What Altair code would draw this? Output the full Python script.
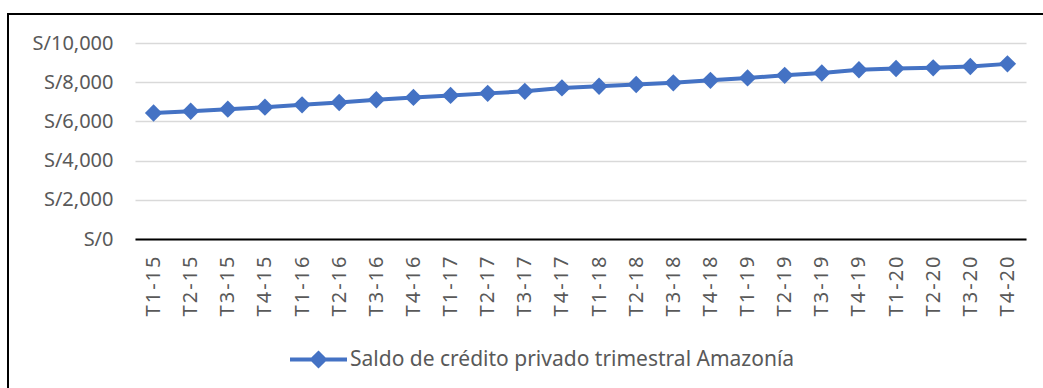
import altair as alt
import pandas as pd

# Quarterly private credit balance, Amazonía region (soles)
quarters = [
    "T1-15", "T2-15", "T3-15", "T4-15",
    "T1-16", "T2-16", "T3-16", "T4-16",
    "T1-17", "T2-17", "T3-17", "T4-17",
    "T1-18", "T2-18", "T3-18", "T4-18",
    "T1-19", "T2-19", "T3-19", "T4-19",
    "T1-20", "T2-20", "T3-20", "T4-20",
]
saldo = [
    6430, 6518, 6622, 6725,
    6845, 6964, 7104, 7223,
    7326, 7430, 7534, 7710,
    7793, 7881, 7969, 8095,
    8220, 8350, 8470, 8635,
    8700, 8735, 8800, 8935,
]
y_ticks = [0, 2000, 4000, 6000, 8000, 10000]
series_name = "Saldo de crédito privado trimestral Amazonía"

df = pd.DataFrame({"trimestre": quarters, "saldo": saldo, "serie": series_name})

BLUE = "#4472C4"
GREY = "#595959"
FONT = "Noto Sans"

# legend glyph: a short line with a diamond in the middle
legend_symbol = "M-1,0L1,0M-0.22,0L0,-0.22L0.22,0L0,0.22Z"

x_enc = alt.X(
    "trimestre:O",
    sort=quarters,
    title=None,
    axis=alt.Axis(
        labelAngle=-90,
        labelAlign="right",
        labelBaseline="middle",
        labelPadding=17,
        labelExpr="join(split(datum.label, ''), '\u200a')",
        ticks=False,
        tickSize=0,
        domain=True,
        domainColor="#000000",
        domainWidth=2,
        grid=False,
        labelOverlap=False,
    ),
)
y_enc = alt.Y(
    "saldo:Q",
    title=None,
    scale=alt.Scale(domain=[0, 10000], nice=False),
    axis=alt.Axis(
        values=y_ticks,
        labelExpr="'S/' + format(datum.value, ',')",
        labelPadding=22,
        ticks=False,
        domain=False,
        grid=True,
        gridColor="#d9d9d9",
        gridWidth=1.5,
        labelOverlap=False,
    ),
)
color_enc = alt.Color(
    "serie:N",
    scale=alt.Scale(range=[BLUE]),
    legend=alt.Legend(
        title=None,
        orient="none",
        legendX=153,
        legendY=286,
        symbolType=legend_symbol,
        symbolSize=3249,
        symbolStrokeWidth=4,
        symbolStrokeColor=BLUE,
        symbolFillColor=BLUE,
        labelOffset=1,
        labelFont=FONT,
        labelFontSize=21,
        labelColor=GREY,
        labelLimit=0,
        padding=0,
    ),
)

base = alt.Chart(df).encode(x=x_enc, y=y_enc, color=color_enc)
line = base.mark_line(strokeWidth=4)
points = base.mark_point(shape="diamond", filled=True, size=300, opacity=1)

# outer chart frame
frame = alt.Chart(df).mark_rect(
    fill="white", fillOpacity=0, stroke="#000000", strokeWidth=2
).encode(
    x=alt.value(-127), x2=alt.value(945), y=alt.value(-29), y2=alt.value(360)
)

chart = (
    alt.layer(frame, line, points)
    .properties(
        width=891,
        height=196,
        autosize=alt.AutoSizeParams(type="none"),
        padding={"left": 135, "top": 43, "right": 17, "bottom": 149},
        background="white",
    )
    .configure_view(stroke=None)
    .configure_axis(labelFont=FONT, labelFontSize=20, labelColor=GREY)
)

chart.save("out.html", embed_options={"renderer": "svg", "actions": False})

——

Problem description
Quote all the lines above exactly as given. Do not include the pictures.

Solution for this exercise
What Altair code would draw this? Output the full Python script.
import altair as alt
import pandas as pd

# Quarterly private credit balance, Amazonía region (soles)
quarters = [
    "T1-15", "T2-15", "T3-15", "T4-15",
    "T1-16", "T2-16", "T3-16", "T4-16",
    "T1-17", "T2-17", "T3-17", "T4-17",
    "T1-18", "T2-18", "T3-18", "T4-18",
    "T1-19", "T2-19", "T3-19", "T4-19",
    "T1-20", "T2-20", "T3-20", "T4-20",
]
saldo = [
    6430, 6518, 6622, 6725,
    6845, 6964, 7104, 7223,
    7326, 7430, 7534, 7710,
    7793, 7881, 7969, 8095,
    8220, 8350, 8470, 8635,
    8700, 8735, 8800, 8935,
]
y_ticks = [0, 2000, 4000, 6000, 8000, 10000]
series_name = "Saldo de crédito privado trimestral Amazonía"

df = pd.DataFrame({"trimestre": quarters, "saldo": saldo, "serie": series_name})

BLUE = "#4472C4"
GREY = "#595959"
FONT = "Noto Sans"

# legend glyph: a short line with a diamond in the middle
legend_symbol = "M-1,0L1,0M-0.22,0L0,-0.22L0.22,0L0,0.22Z"

x_enc = alt.X(
    "trimestre:O",
    sort=quarters,
    title=None,
    axis=alt.Axis(
        labelAngle=-90,
        labelAlign="right",
        labelBaseline="middle",
        labelPadding=17,
        labelExpr="join(split(datum.label, ''), '\u200a')",
        ticks=False,
        tickSize=0,
        domain=True,
        domainColor="#000000",
        domainWidth=2,
        grid=False,
        labelOverlap=False,
    ),
)
y_enc = alt.Y(
    "saldo:Q",
    title=None,
    scale=alt.Scale(domain=[0, 10000], nice=False),
    axis=alt.Axis(
        values=y_ticks,
        labelExpr="'S/' + format(datum.value, ',')",
        labelPadding=22,
        ticks=False,
        domain=False,
        grid=True,
        gridColor="#d9d9d9",
        gridWidth=1.5,
        labelOverlap=False,
    ),
)
color_enc = alt.Color(
    "serie:N",
    scale=alt.Scale(range=[BLUE]),
    legend=alt.Legend(
        title=None,
        orient="none",
        legendX=153,
        legendY=286,
        symbolType=legend_symbol,
        symbolSize=3249,
        symbolStrokeWidth=4,
        symbolStrokeColor=BLUE,
        symbolFillColor=BLUE,
        labelOffset=1,
        labelFont=FONT,
        labelFontSize=21,
        labelColor=GREY,
        labelLimit=0,
        padding=0,
    ),
)

base = alt.Chart(df).encode(x=x_enc, y=y_enc, color=color_enc)
line = base.mark_line(strokeWidth=4)
points = base.mark_point(shape="diamond", filled=True, size=300, opacity=1)

# outer chart frame
frame = alt.Chart(df).mark_rect(
    fill="white", fillOpacity=0, stroke="#000000", strokeWidth=2
).encode(
    x=alt.value(-127), x2=alt.value(945), y=alt.value(-29), y2=alt.value(360)
)

chart = (
    alt.layer(frame, line, points)
    .properties(
        width=891,
        height=196,
        autosize=alt.AutoSizeParams(type="none"),
        padding={"left": 135, "top": 43, "right": 17, "bottom": 149},
        background="white",
    )
    .configure_view(stroke=None)
    .configure_axis(labelFont=FONT, labelFontSize=20, labelColor=GREY)
)

chart.save("out.html", embed_options={"renderer": "svg", "actions": False})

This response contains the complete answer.